Task to carry out> Find each line with "chart" and copy it.

Data>
□ □ □ □ □

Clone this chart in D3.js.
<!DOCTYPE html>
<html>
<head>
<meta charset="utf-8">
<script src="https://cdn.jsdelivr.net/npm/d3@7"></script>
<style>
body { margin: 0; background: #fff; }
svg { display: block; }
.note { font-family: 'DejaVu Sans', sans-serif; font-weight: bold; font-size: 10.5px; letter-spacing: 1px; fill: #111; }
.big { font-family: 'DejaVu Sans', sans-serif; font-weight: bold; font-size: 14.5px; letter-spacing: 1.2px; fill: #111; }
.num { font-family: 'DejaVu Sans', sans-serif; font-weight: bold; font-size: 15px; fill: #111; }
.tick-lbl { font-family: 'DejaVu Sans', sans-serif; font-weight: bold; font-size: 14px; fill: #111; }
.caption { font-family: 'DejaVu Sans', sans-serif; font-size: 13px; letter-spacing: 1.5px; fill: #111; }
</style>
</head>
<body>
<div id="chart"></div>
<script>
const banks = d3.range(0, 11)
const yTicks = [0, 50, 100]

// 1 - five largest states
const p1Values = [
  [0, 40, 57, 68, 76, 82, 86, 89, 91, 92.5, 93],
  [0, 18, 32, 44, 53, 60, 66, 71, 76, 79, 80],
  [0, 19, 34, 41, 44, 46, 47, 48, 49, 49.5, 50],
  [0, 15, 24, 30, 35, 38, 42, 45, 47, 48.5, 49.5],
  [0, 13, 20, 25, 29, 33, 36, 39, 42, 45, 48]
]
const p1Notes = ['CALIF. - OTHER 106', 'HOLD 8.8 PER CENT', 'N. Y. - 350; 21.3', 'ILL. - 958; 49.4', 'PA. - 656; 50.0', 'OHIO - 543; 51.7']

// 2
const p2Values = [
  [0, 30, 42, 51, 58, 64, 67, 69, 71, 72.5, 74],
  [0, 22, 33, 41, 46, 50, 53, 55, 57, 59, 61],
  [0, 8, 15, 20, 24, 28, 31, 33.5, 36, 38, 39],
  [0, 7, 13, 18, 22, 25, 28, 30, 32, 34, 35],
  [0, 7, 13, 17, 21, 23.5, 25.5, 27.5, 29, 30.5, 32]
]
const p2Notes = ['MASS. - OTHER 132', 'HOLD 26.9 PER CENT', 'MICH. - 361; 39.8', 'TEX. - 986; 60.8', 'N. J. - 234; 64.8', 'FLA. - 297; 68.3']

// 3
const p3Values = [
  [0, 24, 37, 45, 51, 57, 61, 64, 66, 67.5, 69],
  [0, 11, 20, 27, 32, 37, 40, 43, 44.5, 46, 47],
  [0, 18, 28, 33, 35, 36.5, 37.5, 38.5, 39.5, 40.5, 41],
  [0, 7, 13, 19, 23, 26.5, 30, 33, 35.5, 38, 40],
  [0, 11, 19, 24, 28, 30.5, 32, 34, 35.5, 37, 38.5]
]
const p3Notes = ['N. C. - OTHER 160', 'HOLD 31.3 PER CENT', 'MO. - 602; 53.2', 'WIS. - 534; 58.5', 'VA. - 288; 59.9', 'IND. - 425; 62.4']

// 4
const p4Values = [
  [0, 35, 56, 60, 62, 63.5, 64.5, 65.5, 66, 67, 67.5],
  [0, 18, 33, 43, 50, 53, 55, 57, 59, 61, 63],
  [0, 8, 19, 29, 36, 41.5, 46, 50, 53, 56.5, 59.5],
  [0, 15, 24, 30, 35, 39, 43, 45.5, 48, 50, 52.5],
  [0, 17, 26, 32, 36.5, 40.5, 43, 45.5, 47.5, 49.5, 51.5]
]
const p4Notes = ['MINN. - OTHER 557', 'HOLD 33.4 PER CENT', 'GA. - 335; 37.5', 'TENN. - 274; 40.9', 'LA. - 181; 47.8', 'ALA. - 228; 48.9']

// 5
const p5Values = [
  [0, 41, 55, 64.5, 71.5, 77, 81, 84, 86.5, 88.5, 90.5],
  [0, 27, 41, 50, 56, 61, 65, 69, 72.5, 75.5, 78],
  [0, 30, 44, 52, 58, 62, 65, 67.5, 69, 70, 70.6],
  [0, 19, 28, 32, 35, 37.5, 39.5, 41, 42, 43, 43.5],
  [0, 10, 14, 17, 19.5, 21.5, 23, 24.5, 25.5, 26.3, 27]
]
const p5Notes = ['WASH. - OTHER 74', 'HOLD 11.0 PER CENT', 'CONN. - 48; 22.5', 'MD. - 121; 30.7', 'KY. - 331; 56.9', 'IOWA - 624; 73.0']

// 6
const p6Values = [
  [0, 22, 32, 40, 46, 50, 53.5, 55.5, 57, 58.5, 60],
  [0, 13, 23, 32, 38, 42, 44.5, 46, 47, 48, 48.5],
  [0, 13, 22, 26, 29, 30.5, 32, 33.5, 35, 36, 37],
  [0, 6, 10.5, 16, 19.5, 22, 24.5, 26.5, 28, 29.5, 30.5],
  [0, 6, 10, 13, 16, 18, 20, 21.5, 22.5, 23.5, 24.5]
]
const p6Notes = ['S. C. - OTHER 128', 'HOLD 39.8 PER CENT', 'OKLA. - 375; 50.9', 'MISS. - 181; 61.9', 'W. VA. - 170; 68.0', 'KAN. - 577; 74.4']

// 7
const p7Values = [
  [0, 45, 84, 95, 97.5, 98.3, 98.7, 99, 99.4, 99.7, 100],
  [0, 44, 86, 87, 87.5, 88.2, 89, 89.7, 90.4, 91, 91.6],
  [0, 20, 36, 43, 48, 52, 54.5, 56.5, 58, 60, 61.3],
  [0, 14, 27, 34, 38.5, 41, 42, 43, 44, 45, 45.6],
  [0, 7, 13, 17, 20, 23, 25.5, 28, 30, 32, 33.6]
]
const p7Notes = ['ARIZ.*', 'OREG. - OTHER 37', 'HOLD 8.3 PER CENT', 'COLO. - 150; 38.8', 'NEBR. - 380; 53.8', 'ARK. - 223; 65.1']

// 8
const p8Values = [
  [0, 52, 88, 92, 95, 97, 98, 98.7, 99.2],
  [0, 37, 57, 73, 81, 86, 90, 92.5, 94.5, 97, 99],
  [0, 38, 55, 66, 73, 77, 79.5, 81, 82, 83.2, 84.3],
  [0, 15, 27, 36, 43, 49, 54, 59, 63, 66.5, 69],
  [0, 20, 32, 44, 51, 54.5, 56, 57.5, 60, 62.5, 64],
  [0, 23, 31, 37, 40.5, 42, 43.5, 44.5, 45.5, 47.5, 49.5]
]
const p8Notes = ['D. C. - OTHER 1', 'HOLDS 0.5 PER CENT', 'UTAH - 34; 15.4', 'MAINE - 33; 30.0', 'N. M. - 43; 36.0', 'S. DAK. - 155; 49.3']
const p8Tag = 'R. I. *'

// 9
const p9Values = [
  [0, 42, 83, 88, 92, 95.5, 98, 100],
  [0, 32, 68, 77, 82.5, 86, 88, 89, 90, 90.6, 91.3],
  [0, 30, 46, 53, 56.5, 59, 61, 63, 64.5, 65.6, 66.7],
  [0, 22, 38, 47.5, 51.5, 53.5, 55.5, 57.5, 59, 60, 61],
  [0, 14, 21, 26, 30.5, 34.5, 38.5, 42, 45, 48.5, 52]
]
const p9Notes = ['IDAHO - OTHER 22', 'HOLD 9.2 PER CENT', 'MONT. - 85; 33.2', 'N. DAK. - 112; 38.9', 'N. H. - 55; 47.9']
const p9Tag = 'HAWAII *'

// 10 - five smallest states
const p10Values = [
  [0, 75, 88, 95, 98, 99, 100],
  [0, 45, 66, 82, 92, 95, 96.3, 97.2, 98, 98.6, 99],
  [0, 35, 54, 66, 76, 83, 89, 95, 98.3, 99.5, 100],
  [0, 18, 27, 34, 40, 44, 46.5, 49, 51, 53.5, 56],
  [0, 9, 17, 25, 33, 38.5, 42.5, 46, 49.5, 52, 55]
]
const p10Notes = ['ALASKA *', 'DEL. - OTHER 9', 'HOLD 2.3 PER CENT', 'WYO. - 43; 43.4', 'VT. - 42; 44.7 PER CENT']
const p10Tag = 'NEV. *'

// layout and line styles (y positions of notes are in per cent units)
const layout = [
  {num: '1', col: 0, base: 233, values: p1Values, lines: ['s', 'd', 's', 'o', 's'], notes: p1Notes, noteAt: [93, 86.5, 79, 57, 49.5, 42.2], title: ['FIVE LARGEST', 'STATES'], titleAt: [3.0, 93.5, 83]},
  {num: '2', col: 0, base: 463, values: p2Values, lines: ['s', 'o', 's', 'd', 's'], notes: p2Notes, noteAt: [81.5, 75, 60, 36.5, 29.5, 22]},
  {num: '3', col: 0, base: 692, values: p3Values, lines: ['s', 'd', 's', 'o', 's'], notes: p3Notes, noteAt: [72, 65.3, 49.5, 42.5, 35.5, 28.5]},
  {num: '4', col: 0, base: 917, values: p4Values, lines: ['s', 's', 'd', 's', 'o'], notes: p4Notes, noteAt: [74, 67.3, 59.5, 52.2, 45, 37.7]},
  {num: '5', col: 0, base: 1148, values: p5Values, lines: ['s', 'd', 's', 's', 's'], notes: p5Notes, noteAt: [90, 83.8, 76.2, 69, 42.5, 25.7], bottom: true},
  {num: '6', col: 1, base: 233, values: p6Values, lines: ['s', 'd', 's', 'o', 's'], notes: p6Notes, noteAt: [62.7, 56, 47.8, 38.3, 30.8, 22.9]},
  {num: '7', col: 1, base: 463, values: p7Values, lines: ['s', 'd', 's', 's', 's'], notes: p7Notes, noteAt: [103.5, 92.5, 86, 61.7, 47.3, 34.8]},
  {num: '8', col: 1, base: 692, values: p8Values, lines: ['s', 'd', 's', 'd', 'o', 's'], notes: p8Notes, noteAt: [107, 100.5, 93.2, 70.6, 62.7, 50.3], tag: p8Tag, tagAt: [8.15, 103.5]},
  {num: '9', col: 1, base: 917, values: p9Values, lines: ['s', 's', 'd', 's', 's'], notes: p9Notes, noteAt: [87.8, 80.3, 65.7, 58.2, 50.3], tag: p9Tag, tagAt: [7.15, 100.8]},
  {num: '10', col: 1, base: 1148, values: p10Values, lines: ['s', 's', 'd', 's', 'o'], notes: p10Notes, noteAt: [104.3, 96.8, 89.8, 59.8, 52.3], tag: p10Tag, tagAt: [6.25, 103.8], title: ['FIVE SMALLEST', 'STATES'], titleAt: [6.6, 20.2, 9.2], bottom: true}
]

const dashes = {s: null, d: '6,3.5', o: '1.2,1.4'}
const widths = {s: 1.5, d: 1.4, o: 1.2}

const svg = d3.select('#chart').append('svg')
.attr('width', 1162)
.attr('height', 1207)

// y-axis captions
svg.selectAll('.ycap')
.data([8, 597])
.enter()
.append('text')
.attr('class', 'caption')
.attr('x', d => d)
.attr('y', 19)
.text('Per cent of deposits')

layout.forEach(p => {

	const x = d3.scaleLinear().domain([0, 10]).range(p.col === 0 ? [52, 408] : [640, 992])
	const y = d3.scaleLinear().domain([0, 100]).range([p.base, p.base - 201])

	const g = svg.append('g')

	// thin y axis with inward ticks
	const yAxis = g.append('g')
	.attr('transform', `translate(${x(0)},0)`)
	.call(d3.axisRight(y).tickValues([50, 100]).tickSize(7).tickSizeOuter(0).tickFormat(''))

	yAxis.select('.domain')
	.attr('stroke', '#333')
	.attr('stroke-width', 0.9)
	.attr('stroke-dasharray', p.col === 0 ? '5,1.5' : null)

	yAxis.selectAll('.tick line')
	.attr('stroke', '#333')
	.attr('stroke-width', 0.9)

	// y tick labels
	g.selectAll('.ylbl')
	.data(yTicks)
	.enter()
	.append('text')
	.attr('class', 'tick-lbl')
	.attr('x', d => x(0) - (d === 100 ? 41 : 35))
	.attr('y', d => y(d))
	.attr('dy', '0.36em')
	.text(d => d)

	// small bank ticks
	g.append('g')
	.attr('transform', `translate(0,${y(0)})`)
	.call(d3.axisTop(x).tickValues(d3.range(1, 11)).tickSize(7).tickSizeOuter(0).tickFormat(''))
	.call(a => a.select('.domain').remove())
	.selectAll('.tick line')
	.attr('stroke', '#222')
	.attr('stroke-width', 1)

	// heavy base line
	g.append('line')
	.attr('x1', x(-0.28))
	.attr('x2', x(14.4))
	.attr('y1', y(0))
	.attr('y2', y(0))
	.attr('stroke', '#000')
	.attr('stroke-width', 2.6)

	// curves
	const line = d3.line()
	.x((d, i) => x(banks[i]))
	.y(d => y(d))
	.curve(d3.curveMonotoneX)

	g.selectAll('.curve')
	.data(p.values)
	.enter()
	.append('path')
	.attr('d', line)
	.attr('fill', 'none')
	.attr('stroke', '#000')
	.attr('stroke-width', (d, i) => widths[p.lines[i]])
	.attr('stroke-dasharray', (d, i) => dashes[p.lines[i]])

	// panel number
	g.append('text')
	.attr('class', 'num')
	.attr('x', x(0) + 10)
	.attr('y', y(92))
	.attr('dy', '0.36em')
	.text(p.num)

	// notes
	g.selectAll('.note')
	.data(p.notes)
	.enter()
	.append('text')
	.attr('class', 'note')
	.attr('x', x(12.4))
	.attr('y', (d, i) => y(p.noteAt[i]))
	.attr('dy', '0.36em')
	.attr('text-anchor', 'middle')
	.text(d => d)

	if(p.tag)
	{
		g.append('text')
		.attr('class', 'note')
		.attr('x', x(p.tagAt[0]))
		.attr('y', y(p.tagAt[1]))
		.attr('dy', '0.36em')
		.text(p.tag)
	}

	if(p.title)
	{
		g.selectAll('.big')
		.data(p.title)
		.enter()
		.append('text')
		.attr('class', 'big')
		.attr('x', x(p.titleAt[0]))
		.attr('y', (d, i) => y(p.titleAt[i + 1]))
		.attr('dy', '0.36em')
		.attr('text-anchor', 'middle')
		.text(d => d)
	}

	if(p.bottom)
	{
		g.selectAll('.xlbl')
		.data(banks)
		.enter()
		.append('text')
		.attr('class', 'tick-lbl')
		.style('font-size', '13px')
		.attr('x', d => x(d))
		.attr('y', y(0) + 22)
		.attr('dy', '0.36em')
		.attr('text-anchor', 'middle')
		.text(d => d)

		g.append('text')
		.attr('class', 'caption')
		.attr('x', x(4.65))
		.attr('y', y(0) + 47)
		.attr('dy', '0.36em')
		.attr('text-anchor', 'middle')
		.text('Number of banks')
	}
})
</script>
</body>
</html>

□ □ □ □ □

Complete response>
Clone this chart in D3.js.
<div id="chart"></div>
const svg = d3.select('#chart').append('svg')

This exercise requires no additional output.